I believe it comes down to the logic of architecture in this case. They treated the architecture in healthcare.gov like a controlled real-time MIS distributed system on data that has not been standardized or proven to be easily integrated through the test of time. And consequently, we got a poorly designed product that collapsed like a bridge.

But Enough Piling, Where Do We Go From Here?

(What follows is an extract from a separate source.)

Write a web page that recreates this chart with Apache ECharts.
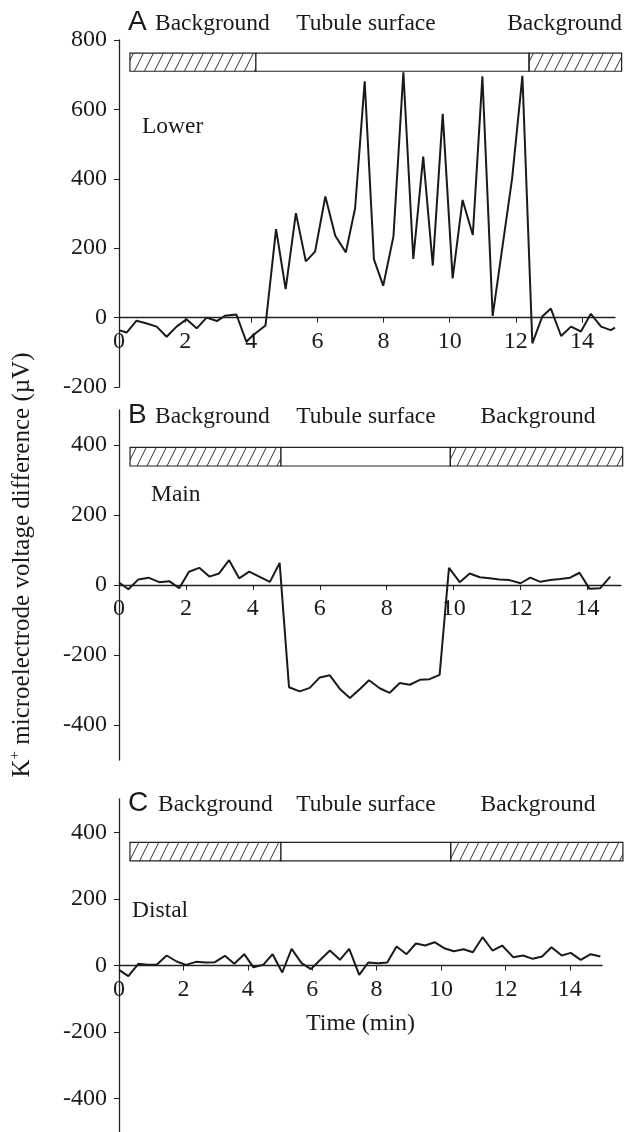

Hard to say. While we did not really want to pile on the website (everyone else did enough of that), we cannot really deny the issues it has. And when you consider the examples we had laid out that show the sort of “historical precedent” in what not to do in these scenarios, it’s actually surprising things went as bad as they did. State the obvious though, it can be a lot better. If a website is rolled out with issues, you need to find solutions to improve so that the next version is better. It’s the same with apps. At Xentity, we strive to help our clients improve and evolve their current tools as well, and it is our hope that the people running Healthcare.gov do the same.